— REQUIRED WORK —
Copy each line in which the string "this" occurs.

— RECORDED INFORMATION —
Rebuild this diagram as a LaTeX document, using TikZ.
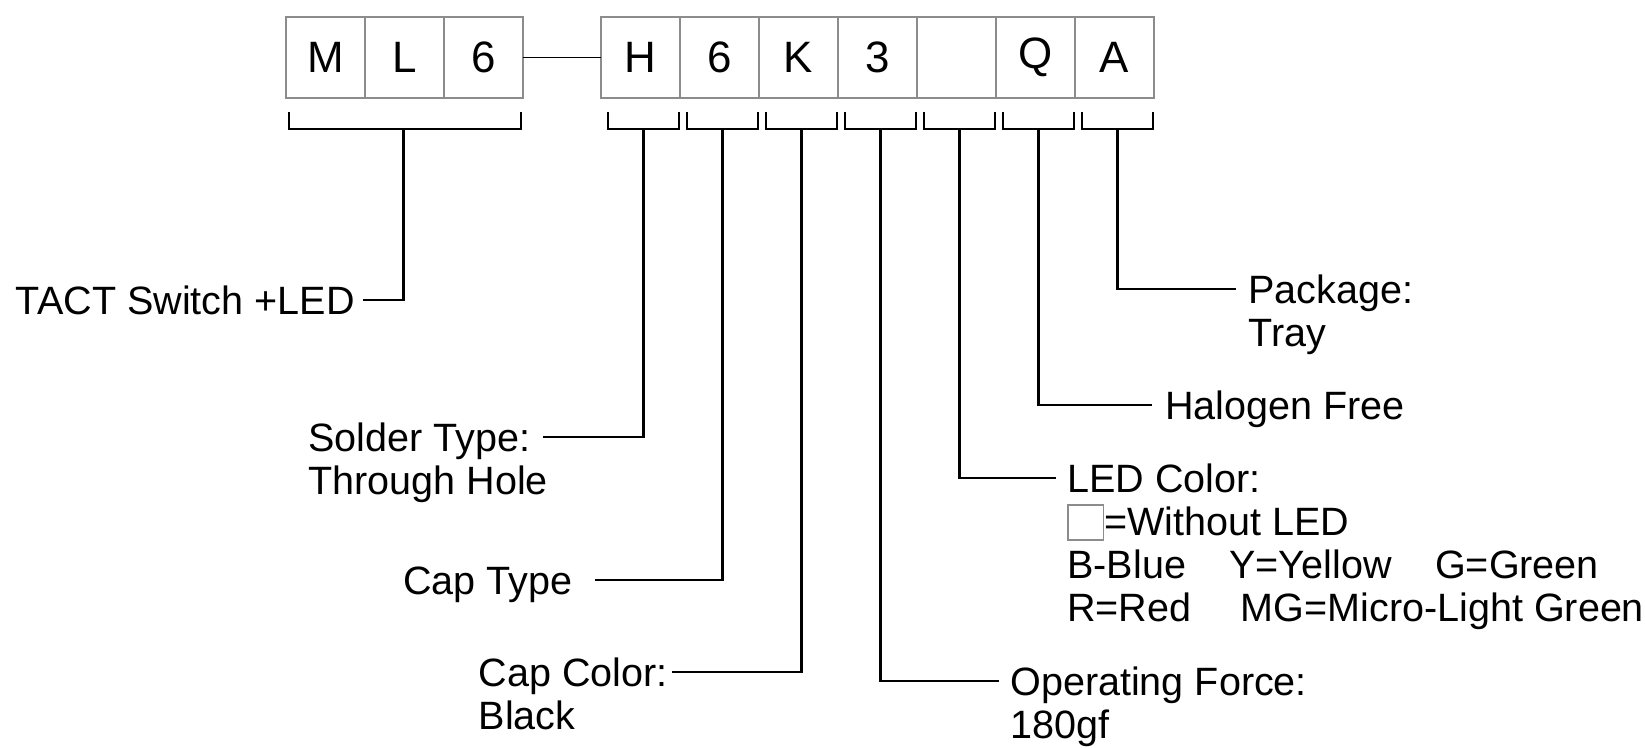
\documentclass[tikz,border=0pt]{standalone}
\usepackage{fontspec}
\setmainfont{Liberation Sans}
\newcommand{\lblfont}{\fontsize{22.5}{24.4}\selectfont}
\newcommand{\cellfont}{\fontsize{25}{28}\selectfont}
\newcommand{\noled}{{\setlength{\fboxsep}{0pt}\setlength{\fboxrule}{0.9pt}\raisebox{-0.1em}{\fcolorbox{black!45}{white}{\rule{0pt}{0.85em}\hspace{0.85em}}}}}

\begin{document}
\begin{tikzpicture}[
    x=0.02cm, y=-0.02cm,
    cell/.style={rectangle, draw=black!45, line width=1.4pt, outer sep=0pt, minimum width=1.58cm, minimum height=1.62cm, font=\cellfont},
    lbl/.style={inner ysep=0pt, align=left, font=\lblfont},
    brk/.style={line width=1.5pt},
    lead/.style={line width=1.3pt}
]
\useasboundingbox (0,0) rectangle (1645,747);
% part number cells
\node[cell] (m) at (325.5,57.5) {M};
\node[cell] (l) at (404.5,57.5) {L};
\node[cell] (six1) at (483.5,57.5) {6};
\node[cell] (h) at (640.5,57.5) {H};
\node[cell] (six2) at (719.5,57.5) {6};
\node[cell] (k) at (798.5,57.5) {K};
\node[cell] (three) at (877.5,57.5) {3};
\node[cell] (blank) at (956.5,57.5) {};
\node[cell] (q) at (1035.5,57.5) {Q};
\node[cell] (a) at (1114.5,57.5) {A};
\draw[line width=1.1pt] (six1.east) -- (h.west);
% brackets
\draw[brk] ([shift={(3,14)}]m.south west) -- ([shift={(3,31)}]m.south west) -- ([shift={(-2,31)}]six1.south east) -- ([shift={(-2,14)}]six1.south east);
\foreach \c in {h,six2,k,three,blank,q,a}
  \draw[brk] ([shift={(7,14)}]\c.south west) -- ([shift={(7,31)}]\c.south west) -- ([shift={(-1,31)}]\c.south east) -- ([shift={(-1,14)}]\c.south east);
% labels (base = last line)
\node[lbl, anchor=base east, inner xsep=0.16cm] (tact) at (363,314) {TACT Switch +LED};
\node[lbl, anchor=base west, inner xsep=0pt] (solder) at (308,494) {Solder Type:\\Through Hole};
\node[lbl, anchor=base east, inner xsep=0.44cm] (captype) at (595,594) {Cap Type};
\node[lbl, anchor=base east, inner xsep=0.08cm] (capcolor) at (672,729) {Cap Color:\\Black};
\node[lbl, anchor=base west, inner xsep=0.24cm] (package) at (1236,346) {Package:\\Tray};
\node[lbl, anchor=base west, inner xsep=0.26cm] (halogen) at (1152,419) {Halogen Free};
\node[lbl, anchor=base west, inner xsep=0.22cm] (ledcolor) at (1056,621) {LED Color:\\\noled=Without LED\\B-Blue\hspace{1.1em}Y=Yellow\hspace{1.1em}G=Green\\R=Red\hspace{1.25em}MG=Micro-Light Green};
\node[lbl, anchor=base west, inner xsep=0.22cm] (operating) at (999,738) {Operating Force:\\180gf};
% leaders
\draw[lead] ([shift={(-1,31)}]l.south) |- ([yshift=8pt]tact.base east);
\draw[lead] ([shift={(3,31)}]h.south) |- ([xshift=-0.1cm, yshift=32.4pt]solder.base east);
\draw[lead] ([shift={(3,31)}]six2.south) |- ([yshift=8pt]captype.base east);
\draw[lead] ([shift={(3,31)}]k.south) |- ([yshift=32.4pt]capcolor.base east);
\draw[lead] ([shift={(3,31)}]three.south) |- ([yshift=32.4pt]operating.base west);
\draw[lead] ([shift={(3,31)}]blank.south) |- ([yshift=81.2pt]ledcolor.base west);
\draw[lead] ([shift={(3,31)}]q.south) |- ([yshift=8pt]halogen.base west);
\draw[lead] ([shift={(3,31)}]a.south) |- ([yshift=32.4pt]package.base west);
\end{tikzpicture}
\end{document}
...
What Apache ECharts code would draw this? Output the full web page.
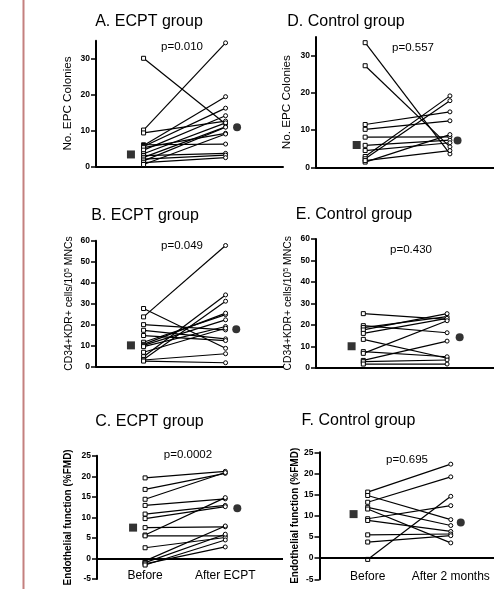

— PROBLEM SOLUTION —
Rebuild this diagram as a LaTeX document, using TikZ.
What Apache ECharts code would draw this? Output the full web page.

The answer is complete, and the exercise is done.